For each build orientation, the R-square values of the normalized model were greater than 0.92. This means that 92% of the response variance is accounted for by the linear model. In addition, the value of the inverse degradation rate |1/B| was also studied previously to compare the fatigue properties of studied materials to those obtained by injection moulding [14]. In fact, the materials with ratio |1/B| is the highest present longer the end-of-life and smaller degradation rate. The value |1/B| of pseudo-Wohler’s curves of studied PA6 was obtained 12.8±0.2 that is 20–30% lower than IM of PA6 [14].

5 Conclusion

This work focused on the experimental analysis of the quasi-static and cyclic flexural properties of PA6 and PA12 obtained by FFF. The following conclusions could be drawn:

  1. 1.

    Naturally, the mechanical and fatigue properties of the 3D printed polymer specimens can vary according to not only its porosity and pore characteristics. It can also depend on the degree of crystallinity. In spite of their four times lower degree of crystallinity, PA12 specimens are four times more resistant and three times stiffer than the PA6 ones. This could be explained by its chemical difference.
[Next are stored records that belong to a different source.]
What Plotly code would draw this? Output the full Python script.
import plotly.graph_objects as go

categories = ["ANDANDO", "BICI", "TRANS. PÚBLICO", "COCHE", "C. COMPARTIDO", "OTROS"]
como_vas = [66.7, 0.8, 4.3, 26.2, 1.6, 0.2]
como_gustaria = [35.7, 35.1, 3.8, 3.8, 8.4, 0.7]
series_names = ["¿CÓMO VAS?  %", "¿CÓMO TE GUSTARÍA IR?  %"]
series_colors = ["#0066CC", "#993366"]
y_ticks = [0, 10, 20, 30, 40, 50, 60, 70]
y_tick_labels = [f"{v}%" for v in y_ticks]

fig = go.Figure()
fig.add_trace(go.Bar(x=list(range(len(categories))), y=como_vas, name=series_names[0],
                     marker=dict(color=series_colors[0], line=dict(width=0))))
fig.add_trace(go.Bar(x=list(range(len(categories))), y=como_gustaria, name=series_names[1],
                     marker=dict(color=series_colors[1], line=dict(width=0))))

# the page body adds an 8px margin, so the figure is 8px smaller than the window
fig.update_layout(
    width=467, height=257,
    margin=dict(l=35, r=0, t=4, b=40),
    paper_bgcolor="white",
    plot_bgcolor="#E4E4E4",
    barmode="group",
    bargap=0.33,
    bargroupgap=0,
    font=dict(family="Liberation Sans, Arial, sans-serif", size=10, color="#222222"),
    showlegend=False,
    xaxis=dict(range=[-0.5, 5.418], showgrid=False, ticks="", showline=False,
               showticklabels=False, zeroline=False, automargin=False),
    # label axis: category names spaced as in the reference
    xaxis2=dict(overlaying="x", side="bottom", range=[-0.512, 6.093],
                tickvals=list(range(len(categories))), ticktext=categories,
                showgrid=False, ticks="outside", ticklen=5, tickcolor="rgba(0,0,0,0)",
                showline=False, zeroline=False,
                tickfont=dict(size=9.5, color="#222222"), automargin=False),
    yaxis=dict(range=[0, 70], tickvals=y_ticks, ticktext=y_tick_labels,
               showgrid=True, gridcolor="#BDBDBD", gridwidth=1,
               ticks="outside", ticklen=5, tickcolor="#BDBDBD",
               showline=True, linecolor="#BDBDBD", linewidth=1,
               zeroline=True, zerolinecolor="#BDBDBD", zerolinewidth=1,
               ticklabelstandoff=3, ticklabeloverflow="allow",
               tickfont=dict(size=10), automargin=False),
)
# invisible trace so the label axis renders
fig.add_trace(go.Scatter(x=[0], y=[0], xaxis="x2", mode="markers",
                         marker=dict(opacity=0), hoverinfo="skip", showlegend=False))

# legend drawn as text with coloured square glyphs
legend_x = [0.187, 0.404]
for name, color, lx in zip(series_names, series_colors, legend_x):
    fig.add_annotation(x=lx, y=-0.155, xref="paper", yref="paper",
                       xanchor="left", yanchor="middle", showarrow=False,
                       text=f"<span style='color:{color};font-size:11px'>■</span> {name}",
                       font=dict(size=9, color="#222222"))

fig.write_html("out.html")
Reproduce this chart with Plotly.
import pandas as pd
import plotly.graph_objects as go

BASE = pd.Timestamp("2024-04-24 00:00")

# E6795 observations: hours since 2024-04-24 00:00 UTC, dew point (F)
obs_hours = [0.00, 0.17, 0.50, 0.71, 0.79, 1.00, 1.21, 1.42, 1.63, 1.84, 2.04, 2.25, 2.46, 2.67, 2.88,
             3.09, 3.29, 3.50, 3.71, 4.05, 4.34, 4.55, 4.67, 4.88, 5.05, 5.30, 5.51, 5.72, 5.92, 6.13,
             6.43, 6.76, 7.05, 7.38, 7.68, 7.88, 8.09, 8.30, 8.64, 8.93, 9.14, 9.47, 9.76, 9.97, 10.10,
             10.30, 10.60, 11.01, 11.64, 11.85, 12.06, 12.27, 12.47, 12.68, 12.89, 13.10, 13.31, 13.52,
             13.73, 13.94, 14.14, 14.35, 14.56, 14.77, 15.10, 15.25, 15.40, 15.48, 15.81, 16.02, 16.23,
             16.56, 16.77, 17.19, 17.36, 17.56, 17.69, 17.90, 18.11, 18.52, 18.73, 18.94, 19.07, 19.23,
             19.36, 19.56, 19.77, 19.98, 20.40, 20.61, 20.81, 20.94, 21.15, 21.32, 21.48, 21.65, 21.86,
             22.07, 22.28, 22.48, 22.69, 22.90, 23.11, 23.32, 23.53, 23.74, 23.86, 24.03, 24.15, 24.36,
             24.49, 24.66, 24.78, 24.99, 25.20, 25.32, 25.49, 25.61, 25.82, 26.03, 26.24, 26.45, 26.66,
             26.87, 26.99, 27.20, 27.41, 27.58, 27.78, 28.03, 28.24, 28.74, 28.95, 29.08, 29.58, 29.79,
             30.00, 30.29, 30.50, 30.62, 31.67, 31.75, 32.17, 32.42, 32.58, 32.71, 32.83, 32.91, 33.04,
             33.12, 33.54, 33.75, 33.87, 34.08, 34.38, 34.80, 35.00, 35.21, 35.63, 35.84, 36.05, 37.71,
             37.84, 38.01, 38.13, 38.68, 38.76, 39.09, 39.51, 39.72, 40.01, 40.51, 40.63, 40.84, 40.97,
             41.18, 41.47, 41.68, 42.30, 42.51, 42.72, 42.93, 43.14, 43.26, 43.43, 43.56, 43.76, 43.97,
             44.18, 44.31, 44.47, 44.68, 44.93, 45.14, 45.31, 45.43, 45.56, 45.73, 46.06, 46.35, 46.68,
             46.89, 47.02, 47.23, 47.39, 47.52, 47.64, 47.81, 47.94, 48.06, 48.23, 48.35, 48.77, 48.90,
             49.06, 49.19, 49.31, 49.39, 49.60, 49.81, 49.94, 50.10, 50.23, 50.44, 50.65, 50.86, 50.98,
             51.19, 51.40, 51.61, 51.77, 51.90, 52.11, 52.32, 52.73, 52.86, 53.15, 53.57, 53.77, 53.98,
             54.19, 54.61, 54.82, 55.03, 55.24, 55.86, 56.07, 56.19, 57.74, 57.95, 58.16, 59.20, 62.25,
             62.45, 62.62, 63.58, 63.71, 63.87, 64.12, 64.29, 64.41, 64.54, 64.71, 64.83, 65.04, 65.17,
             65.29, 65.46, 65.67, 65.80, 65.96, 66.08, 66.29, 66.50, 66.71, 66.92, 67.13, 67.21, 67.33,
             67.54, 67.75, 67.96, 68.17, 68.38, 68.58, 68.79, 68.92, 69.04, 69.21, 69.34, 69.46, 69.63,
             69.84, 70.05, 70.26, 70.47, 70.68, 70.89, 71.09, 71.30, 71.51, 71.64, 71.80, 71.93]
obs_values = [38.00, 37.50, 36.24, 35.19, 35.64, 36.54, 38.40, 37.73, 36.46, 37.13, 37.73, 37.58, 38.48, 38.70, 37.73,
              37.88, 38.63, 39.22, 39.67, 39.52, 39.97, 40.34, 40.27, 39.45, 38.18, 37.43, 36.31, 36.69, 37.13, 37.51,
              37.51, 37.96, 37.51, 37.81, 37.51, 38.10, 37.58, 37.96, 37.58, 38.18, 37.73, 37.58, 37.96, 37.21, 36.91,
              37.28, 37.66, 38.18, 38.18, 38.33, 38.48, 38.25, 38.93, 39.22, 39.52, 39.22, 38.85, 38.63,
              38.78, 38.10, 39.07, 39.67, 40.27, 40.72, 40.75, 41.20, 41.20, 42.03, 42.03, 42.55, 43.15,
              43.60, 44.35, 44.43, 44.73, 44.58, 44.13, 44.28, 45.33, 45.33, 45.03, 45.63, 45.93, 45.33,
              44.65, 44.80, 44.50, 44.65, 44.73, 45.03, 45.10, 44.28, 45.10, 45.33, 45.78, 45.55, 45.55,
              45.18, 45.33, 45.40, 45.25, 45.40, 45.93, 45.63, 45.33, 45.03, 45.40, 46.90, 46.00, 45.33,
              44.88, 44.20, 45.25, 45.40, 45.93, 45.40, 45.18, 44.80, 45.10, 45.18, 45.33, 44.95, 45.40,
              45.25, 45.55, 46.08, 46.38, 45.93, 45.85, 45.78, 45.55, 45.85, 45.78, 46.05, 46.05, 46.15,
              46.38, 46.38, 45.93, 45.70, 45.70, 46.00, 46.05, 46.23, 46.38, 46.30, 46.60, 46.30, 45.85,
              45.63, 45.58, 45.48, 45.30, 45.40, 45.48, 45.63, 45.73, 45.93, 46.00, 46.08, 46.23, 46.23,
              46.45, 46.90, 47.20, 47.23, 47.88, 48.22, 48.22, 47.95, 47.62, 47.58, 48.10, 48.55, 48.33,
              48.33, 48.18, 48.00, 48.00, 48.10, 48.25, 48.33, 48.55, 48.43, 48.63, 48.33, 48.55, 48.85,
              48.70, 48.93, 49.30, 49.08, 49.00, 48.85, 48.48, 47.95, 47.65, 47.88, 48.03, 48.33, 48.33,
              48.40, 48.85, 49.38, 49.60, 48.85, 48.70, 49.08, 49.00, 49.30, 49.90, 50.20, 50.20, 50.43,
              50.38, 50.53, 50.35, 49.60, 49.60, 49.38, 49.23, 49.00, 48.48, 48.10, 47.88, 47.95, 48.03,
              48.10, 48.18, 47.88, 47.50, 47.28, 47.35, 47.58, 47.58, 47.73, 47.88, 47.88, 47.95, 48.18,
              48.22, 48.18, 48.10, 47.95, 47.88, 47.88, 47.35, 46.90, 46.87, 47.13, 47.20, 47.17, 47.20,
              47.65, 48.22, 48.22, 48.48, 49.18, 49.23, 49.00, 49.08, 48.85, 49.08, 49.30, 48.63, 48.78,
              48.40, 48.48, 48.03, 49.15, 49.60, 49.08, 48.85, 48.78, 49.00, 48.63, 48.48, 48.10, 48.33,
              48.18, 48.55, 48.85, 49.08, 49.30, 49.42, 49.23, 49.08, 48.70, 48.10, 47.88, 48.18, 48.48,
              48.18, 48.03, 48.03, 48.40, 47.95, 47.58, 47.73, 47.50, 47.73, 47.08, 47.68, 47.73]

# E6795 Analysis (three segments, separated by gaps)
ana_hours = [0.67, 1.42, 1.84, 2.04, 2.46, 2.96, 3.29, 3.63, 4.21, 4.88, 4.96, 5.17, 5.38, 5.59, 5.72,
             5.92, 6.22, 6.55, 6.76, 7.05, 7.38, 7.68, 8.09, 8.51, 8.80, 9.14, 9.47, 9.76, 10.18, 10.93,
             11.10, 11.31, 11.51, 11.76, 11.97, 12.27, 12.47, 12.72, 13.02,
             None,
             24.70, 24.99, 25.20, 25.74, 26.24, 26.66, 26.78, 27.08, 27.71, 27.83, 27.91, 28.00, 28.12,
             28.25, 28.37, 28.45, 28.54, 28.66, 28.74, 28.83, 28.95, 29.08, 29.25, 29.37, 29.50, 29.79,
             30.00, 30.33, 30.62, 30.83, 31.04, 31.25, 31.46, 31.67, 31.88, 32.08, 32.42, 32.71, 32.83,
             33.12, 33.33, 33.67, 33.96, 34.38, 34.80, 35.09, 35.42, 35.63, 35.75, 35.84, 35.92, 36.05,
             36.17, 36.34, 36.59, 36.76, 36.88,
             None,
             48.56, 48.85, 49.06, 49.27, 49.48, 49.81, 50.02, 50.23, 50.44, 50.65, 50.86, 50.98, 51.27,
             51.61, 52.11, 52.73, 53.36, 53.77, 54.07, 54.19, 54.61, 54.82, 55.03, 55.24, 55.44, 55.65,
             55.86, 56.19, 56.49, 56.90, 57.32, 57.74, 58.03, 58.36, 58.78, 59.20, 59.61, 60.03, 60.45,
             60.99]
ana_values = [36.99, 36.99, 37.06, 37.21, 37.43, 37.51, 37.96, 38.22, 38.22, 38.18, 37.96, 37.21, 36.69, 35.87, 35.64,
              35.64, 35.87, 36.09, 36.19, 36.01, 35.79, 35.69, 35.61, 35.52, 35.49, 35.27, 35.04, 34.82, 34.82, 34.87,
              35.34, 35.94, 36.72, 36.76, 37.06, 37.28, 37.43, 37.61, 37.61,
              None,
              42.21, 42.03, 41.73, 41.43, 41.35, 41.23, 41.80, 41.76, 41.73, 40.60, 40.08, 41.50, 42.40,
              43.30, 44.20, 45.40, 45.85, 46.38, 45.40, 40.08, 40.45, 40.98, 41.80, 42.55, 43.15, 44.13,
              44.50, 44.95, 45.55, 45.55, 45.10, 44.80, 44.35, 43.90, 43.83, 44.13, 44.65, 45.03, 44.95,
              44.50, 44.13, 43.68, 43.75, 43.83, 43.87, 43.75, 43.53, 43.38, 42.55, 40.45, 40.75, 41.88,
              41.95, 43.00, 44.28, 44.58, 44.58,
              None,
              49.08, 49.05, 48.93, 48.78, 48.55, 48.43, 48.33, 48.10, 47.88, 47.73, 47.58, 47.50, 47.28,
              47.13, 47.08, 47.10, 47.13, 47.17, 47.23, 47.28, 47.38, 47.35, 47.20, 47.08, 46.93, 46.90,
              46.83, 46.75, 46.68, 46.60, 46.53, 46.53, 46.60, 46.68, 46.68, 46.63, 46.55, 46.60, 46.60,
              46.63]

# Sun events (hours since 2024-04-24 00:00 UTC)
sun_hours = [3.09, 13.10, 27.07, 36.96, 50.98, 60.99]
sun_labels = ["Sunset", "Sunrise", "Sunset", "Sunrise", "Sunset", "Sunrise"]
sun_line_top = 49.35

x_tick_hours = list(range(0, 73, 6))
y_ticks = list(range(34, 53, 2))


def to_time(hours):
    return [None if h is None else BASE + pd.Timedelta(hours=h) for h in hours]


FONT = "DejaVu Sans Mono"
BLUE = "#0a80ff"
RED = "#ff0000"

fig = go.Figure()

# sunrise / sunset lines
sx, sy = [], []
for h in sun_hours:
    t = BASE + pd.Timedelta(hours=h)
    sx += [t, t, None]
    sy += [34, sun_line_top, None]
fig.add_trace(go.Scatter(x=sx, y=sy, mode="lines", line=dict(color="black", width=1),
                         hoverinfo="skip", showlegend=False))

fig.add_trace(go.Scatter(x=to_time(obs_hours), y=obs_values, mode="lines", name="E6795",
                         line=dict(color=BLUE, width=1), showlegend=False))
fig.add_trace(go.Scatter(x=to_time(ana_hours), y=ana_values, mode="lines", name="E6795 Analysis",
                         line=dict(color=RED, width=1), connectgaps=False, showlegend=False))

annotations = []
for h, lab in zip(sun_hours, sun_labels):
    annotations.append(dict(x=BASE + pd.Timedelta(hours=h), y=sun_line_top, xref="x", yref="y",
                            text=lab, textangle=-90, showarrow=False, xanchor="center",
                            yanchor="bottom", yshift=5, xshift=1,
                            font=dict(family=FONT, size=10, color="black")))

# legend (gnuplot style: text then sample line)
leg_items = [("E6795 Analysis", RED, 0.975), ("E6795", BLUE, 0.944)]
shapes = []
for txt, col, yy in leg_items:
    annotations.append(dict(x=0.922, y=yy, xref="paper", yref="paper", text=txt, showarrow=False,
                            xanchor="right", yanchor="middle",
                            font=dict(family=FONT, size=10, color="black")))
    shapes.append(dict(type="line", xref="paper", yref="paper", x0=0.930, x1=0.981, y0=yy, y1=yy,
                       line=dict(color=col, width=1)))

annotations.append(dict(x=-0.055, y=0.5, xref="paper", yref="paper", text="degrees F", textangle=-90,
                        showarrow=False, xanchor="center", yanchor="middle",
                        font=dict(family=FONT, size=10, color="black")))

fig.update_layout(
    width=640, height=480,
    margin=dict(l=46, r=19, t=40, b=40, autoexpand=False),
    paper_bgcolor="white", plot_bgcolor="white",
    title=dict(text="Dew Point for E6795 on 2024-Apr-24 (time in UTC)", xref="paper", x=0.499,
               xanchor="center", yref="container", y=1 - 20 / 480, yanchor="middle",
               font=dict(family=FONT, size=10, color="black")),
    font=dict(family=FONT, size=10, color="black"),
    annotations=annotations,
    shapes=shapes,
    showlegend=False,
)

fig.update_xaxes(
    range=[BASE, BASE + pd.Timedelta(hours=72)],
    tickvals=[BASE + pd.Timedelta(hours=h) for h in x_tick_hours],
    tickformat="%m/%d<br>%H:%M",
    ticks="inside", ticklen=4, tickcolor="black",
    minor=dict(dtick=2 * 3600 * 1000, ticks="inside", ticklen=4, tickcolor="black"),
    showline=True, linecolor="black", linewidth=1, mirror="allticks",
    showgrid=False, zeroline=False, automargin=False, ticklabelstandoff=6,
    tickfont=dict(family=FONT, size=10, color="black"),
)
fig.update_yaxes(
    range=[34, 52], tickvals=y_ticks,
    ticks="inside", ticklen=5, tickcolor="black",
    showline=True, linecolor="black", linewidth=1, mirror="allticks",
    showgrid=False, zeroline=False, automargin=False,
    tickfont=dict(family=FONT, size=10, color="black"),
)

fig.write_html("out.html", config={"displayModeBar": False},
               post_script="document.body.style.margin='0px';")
The structure of PA6 could be modified by the manufacturer to give it better printability, but also, unfortunately, poorer mechanical properties.

  2. 2.

    The quasi-static flexural properties of PA12 manufactured by FFF highlight better characteristics compared to IM and extruded specimens than those of FFF printed PA6. Note that contrary to the FFF process, the elastic properties of PA6, obtained by the conventional techniques, are usually twice better than those of PA12 [25,26,27,28,29,30,31].

  3. 3.

    At lower stress levels in the visco-elastic domain and according to the N10 criterion of the end-of-life, the endurance diagram of PA12 and PA6 FFF specimens was obtained. In spite of almost amorphous state of PA12, it has a higher overall fatigue life in the considered testing range than the PA6 one. Only a few micro-delamination cracks were observed for PA12 that did not impact the fatigue performance.